• **TASK DIRECTIONS**: Retype exactly the lines below, beginning with the first and ending with the line where "const noteText = 'NOTE: Weights" appears.
======
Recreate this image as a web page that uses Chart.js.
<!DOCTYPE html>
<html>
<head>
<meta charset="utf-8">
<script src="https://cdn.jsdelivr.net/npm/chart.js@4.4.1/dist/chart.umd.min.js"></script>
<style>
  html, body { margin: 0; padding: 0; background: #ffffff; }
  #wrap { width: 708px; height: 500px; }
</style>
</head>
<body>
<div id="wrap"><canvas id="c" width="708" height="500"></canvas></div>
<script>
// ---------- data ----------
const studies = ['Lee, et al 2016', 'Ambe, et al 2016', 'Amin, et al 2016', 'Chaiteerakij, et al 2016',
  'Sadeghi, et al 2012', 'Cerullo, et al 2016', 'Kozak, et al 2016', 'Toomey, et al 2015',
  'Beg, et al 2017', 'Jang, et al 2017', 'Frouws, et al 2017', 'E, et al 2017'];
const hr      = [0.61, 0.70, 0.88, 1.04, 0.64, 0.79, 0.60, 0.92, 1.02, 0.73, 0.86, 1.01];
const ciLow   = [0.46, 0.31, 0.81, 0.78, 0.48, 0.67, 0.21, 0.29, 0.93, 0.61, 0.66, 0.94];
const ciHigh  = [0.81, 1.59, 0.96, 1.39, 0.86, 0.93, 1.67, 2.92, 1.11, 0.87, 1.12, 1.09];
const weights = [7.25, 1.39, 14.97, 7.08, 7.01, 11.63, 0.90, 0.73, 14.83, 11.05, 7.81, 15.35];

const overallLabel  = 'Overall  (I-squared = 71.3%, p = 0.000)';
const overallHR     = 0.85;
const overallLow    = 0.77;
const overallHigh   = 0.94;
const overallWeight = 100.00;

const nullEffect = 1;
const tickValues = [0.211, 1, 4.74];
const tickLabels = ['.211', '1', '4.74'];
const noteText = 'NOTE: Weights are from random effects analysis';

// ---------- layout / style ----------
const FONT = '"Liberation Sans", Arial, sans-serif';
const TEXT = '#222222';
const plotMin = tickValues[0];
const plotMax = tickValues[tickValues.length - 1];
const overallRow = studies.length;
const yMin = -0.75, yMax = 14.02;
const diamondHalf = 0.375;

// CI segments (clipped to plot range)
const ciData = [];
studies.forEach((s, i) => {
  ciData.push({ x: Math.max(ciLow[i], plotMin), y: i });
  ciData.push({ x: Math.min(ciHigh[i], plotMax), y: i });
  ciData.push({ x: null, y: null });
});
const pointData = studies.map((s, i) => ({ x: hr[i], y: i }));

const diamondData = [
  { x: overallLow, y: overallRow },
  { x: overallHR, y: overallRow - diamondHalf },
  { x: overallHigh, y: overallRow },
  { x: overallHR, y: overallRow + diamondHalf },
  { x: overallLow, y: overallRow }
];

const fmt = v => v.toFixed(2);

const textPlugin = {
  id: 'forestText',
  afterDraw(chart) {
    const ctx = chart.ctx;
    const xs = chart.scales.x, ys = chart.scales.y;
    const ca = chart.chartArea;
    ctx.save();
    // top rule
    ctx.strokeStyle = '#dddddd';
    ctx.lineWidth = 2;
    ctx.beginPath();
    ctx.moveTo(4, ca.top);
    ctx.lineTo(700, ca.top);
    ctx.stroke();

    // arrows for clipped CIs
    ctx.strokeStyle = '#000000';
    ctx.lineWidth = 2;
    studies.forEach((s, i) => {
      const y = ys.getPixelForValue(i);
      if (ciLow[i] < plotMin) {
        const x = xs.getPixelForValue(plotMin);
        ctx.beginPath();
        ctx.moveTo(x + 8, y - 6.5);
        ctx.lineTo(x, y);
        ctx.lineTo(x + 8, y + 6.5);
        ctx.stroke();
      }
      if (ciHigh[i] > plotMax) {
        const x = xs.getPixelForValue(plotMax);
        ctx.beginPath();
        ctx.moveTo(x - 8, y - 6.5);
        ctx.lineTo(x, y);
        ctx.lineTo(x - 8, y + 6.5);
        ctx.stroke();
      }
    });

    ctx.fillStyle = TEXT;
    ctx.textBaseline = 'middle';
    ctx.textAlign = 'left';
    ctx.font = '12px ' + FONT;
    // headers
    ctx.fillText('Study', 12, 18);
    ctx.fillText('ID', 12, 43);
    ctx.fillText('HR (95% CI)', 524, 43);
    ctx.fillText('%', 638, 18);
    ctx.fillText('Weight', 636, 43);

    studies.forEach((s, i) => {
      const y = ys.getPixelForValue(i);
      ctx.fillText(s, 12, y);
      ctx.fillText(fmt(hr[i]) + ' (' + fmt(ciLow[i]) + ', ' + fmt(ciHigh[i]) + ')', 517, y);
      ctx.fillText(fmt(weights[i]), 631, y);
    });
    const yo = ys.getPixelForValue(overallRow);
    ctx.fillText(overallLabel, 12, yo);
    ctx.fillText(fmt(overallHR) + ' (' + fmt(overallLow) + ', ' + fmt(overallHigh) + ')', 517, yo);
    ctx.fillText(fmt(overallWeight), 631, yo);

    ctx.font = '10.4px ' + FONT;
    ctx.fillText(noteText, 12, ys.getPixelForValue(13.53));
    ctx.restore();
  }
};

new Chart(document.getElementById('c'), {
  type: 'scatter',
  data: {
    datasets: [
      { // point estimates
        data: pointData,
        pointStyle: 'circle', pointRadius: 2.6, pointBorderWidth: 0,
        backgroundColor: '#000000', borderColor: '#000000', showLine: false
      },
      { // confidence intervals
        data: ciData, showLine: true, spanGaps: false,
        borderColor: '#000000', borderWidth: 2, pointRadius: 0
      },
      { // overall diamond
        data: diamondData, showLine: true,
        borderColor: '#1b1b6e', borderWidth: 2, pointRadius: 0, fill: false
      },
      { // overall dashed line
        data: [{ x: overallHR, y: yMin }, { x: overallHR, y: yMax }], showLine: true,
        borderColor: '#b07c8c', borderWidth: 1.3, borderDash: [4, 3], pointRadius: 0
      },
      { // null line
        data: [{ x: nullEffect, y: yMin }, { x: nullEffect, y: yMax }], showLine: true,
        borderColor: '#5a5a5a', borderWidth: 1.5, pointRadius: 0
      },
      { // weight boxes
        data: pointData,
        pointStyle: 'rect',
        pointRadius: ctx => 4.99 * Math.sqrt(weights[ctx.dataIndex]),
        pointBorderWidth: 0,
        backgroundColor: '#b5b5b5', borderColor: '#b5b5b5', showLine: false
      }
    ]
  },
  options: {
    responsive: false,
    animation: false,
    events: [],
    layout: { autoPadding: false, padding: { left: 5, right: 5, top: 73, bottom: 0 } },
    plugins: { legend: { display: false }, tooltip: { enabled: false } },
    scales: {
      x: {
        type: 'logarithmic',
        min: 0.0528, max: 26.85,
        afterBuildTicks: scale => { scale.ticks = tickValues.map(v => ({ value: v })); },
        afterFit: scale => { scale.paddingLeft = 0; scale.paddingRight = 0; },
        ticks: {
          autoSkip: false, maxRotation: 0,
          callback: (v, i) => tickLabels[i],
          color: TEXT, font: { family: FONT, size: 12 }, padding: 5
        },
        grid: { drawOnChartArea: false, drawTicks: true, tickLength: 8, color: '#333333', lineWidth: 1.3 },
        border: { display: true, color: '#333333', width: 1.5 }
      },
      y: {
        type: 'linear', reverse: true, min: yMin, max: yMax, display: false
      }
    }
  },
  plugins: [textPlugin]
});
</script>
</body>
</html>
======
• **SOLUTION FOR THIS PROBLEM**:
Recreate this image as a web page that uses Chart.js.
<!DOCTYPE html>
<html>
<head>
<meta charset="utf-8">
<script src="https://cdn.jsdelivr.net/npm/chart.js@4.4.1/dist/chart.umd.min.js"></script>
<style>
  html, body { margin: 0; padding: 0; background: #ffffff; }
  #wrap { width: 708px; height: 500px; }
</style>
</head>
<body>
<div id="wrap"><canvas id="c" width="708" height="500"></canvas></div>
<script>
// ---------- data ----------
const studies = ['Lee, et al 2016', 'Ambe, et al 2016', 'Amin, et al 2016', 'Chaiteerakij, et al 2016',
  'Sadeghi, et al 2012', 'Cerullo, et al 2016', 'Kozak, et al 2016', 'Toomey, et al 2015',
  'Beg, et al 2017', 'Jang, et al 2017', 'Frouws, et al 2017', 'E, et al 2017'];
const hr      = [0.61, 0.70, 0.88, 1.04, 0.64, 0.79, 0.60, 0.92, 1.02, 0.73, 0.86, 1.01];
const ciLow   = [0.46, 0.31, 0.81, 0.78, 0.48, 0.67, 0.21, 0.29, 0.93, 0.61, 0.66, 0.94];
const ciHigh  = [0.81, 1.59, 0.96, 1.39, 0.86, 0.93, 1.67, 2.92, 1.11, 0.87, 1.12, 1.09];
const weights = [7.25, 1.39, 14.97, 7.08, 7.01, 11.63, 0.90, 0.73, 14.83, 11.05, 7.81, 15.35];

const overallLabel  = 'Overall  (I-squared = 71.3%, p = 0.000)';
const overallHR     = 0.85;
const overallLow    = 0.77;
const overallHigh   = 0.94;
const overallWeight = 100.00;

const nullEffect = 1;
const tickValues = [0.211, 1, 4.74];
const tickLabels = ['.211', '1', '4.74'];
const noteText = 'NOTE: Weights are from random effects analysis';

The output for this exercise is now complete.